THE EXERCISE: Starting with the first line of the listing, quote each line exactly until and including the one with "0.8, 0.4, 0.3];", leaving pictures out.

INFORMATION PROVIDED:
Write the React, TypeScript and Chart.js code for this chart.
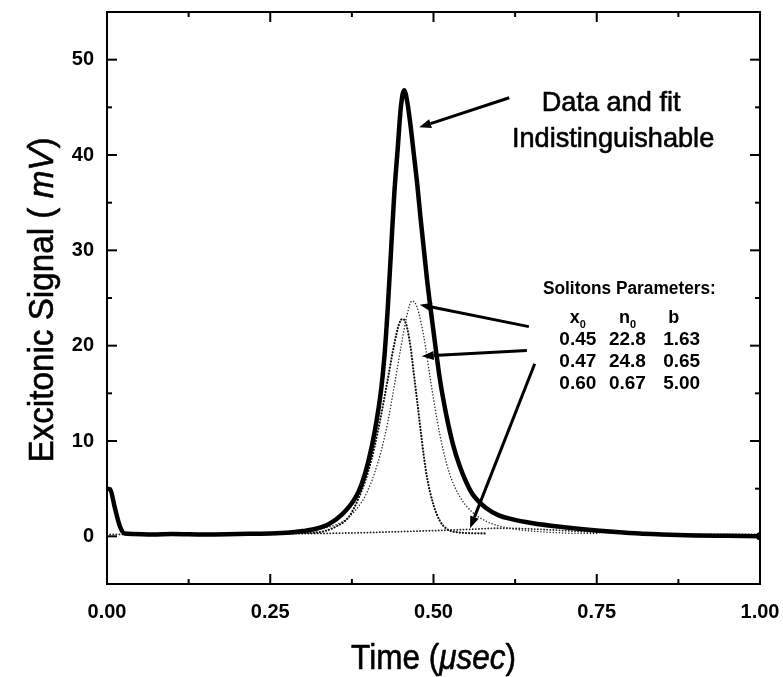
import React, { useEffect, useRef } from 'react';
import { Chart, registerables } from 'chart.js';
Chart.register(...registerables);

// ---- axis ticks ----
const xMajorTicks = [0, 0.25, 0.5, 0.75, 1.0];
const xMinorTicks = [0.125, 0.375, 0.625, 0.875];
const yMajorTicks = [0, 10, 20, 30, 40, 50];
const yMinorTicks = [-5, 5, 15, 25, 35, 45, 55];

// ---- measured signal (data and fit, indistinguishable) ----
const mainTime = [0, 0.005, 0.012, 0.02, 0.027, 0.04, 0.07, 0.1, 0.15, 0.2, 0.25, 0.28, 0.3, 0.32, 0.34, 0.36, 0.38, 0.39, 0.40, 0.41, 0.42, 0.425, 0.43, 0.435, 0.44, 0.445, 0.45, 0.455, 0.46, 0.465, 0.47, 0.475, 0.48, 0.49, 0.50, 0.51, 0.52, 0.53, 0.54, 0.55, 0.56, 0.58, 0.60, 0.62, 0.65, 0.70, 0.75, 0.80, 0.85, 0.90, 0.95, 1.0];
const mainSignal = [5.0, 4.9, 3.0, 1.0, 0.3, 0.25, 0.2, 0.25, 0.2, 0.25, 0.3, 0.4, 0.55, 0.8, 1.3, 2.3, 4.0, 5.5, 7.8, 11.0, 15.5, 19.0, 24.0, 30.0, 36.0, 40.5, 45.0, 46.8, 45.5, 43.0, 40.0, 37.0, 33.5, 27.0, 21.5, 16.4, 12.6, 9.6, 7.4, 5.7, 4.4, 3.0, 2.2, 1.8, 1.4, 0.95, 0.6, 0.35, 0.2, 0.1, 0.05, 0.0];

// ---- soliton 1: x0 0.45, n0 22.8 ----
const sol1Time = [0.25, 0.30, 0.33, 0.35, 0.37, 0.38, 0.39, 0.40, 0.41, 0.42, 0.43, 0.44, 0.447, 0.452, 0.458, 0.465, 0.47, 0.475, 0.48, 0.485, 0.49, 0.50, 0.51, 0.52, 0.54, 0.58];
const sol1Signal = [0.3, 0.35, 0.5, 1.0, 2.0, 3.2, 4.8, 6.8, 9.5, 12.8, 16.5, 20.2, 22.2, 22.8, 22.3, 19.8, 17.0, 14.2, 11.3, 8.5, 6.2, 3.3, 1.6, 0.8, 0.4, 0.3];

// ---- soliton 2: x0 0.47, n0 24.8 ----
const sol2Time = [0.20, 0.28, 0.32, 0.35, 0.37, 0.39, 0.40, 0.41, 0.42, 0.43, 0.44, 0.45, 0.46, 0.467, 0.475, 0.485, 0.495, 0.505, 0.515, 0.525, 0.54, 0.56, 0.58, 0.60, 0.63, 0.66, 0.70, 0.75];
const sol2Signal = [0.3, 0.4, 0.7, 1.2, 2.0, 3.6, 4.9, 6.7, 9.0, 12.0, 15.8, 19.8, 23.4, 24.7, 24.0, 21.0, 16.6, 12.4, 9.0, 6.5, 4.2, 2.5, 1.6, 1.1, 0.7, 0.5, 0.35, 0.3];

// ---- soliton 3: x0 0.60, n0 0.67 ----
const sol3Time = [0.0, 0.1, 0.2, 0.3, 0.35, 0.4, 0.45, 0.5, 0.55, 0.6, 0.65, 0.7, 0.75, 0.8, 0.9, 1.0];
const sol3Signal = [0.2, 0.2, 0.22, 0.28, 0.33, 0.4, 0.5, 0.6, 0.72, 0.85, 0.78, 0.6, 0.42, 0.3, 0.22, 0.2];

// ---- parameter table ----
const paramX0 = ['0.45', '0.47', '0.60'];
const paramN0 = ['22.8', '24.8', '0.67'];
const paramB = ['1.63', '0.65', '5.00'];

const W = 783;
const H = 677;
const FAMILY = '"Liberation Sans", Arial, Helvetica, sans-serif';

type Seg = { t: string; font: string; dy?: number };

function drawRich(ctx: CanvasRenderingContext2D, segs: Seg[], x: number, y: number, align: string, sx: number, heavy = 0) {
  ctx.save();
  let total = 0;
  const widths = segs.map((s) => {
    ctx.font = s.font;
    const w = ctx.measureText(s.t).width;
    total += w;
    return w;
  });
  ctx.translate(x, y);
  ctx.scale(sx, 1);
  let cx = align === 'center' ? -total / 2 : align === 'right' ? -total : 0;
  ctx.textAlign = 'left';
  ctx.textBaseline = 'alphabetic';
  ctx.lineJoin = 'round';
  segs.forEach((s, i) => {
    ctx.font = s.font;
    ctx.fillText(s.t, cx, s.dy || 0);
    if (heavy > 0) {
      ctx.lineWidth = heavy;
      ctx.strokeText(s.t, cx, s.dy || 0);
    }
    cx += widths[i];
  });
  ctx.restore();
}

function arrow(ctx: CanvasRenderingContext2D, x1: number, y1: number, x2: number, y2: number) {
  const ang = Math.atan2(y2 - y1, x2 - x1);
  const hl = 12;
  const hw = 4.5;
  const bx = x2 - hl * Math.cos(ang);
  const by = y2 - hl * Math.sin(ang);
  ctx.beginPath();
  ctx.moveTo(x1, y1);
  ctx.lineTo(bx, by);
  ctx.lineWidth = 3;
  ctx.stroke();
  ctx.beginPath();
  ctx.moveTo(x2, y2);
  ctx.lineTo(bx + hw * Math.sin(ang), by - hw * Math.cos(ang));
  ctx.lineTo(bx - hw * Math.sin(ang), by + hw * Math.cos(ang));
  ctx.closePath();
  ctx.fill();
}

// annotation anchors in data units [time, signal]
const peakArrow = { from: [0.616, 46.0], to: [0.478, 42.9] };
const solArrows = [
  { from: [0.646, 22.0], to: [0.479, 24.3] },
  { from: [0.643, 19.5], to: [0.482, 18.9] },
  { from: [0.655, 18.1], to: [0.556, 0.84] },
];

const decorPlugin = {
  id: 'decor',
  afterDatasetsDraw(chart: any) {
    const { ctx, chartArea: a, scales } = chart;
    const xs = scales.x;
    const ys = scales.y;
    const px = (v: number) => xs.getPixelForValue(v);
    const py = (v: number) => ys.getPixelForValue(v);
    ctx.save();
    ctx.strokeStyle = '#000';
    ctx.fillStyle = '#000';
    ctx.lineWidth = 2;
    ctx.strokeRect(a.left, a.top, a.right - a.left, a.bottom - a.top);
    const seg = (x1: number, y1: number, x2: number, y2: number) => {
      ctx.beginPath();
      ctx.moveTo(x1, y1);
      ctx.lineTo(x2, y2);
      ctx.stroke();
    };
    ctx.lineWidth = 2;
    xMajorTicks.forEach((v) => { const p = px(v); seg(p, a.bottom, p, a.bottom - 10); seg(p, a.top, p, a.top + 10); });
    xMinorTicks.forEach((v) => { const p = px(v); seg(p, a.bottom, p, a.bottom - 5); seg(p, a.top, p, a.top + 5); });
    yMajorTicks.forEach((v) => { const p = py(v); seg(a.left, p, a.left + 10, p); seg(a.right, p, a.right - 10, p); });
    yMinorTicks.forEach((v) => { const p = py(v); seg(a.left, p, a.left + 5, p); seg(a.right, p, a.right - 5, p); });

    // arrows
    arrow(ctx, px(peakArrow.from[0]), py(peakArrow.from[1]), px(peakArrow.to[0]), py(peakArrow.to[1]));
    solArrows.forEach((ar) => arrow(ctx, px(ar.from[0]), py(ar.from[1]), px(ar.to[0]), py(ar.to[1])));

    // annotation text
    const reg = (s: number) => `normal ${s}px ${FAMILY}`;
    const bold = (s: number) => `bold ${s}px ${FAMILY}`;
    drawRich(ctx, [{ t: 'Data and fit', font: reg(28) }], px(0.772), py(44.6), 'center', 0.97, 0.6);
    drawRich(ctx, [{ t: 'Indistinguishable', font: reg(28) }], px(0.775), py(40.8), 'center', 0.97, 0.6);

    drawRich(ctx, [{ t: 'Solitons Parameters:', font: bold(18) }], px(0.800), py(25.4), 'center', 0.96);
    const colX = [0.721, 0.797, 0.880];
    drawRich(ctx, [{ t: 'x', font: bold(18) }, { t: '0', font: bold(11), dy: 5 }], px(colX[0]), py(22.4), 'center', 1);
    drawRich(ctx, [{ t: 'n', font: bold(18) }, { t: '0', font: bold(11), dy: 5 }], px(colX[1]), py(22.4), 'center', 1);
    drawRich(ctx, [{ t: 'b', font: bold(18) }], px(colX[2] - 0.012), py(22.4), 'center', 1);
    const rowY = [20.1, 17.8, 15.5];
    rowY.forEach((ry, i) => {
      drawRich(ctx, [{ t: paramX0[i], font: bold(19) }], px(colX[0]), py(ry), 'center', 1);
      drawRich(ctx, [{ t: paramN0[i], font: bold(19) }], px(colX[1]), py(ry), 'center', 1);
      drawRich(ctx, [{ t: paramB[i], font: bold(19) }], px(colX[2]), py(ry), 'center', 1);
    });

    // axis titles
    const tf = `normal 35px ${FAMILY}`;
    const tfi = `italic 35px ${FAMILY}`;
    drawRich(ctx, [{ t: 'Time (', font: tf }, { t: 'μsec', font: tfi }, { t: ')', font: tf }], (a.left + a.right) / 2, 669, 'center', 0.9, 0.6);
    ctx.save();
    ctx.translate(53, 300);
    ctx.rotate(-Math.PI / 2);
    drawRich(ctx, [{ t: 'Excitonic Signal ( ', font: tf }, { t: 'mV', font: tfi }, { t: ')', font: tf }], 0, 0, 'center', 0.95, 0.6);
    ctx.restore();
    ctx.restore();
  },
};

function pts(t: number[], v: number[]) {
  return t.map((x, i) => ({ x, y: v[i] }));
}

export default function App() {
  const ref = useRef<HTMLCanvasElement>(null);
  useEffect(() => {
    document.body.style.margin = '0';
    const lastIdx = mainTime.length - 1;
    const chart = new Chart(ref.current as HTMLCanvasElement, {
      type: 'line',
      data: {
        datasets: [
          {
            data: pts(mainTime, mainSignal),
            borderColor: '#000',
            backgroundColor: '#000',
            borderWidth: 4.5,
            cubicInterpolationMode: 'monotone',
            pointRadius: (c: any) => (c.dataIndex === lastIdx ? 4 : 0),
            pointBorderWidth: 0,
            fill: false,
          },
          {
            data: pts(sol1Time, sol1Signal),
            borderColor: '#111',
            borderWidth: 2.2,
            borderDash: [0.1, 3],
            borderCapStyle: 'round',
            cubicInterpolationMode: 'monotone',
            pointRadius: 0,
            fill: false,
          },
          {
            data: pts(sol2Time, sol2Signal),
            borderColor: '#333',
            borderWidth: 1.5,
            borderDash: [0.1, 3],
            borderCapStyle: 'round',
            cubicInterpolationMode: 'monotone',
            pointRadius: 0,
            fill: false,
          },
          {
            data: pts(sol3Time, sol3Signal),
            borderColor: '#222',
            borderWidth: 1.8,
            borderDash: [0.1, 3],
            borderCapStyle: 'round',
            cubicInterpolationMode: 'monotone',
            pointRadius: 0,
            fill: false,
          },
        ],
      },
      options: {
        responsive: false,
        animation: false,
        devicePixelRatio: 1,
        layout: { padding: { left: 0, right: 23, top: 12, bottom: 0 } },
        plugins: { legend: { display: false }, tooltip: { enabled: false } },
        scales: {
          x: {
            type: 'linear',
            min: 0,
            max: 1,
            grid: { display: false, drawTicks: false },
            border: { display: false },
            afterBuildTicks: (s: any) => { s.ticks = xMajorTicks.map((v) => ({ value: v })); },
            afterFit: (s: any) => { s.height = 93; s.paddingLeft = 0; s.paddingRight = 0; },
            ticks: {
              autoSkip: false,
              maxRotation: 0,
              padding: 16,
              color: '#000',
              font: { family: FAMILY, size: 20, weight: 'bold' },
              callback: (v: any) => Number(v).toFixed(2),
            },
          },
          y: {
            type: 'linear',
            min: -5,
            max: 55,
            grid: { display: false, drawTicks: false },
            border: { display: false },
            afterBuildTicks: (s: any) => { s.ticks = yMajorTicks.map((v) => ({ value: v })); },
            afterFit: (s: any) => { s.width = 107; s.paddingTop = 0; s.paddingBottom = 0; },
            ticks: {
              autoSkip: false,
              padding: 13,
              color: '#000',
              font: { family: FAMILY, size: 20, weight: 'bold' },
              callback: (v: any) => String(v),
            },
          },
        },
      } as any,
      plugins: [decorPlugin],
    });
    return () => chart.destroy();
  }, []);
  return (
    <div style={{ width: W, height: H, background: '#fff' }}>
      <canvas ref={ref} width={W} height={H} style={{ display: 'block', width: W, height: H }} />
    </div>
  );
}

THE OUTPUT:
Write the React, TypeScript and Chart.js code for this chart.
import React, { useEffect, useRef } from 'react';
import { Chart, registerables } from 'chart.js';
Chart.register(...registerables);

// ---- axis ticks ----
const xMajorTicks = [0, 0.25, 0.5, 0.75, 1.0];
const xMinorTicks = [0.125, 0.375, 0.625, 0.875];
const yMajorTicks = [0, 10, 20, 30, 40, 50];
const yMinorTicks = [-5, 5, 15, 25, 35, 45, 55];

// ---- measured signal (data and fit, indistinguishable) ----
const mainTime = [0, 0.005, 0.012, 0.02, 0.027, 0.04, 0.07, 0.1, 0.15, 0.2, 0.25, 0.28, 0.3, 0.32, 0.34, 0.36, 0.38, 0.39, 0.40, 0.41, 0.42, 0.425, 0.43, 0.435, 0.44, 0.445, 0.45, 0.455, 0.46, 0.465, 0.47, 0.475, 0.48, 0.49, 0.50, 0.51, 0.52, 0.53, 0.54, 0.55, 0.56, 0.58, 0.60, 0.62, 0.65, 0.70, 0.75, 0.80, 0.85, 0.90, 0.95, 1.0];
const mainSignal = [5.0, 4.9, 3.0, 1.0, 0.3, 0.25, 0.2, 0.25, 0.2, 0.25, 0.3, 0.4, 0.55, 0.8, 1.3, 2.3, 4.0, 5.5, 7.8, 11.0, 15.5, 19.0, 24.0, 30.0, 36.0, 40.5, 45.0, 46.8, 45.5, 43.0, 40.0, 37.0, 33.5, 27.0, 21.5, 16.4, 12.6, 9.6, 7.4, 5.7, 4.4, 3.0, 2.2, 1.8, 1.4, 0.95, 0.6, 0.35, 0.2, 0.1, 0.05, 0.0];

// ---- soliton 1: x0 0.45, n0 22.8 ----
const sol1Time = [0.25, 0.30, 0.33, 0.35, 0.37, 0.38, 0.39, 0.40, 0.41, 0.42, 0.43, 0.44, 0.447, 0.452, 0.458, 0.465, 0.47, 0.475, 0.48, 0.485, 0.49, 0.50, 0.51, 0.52, 0.54, 0.58];
const sol1Signal = [0.3, 0.35, 0.5, 1.0, 2.0, 3.2, 4.8, 6.8, 9.5, 12.8, 16.5, 20.2, 22.2, 22.8, 22.3, 19.8, 17.0, 14.2, 11.3, 8.5, 6.2, 3.3, 1.6, 0.8, 0.4, 0.3];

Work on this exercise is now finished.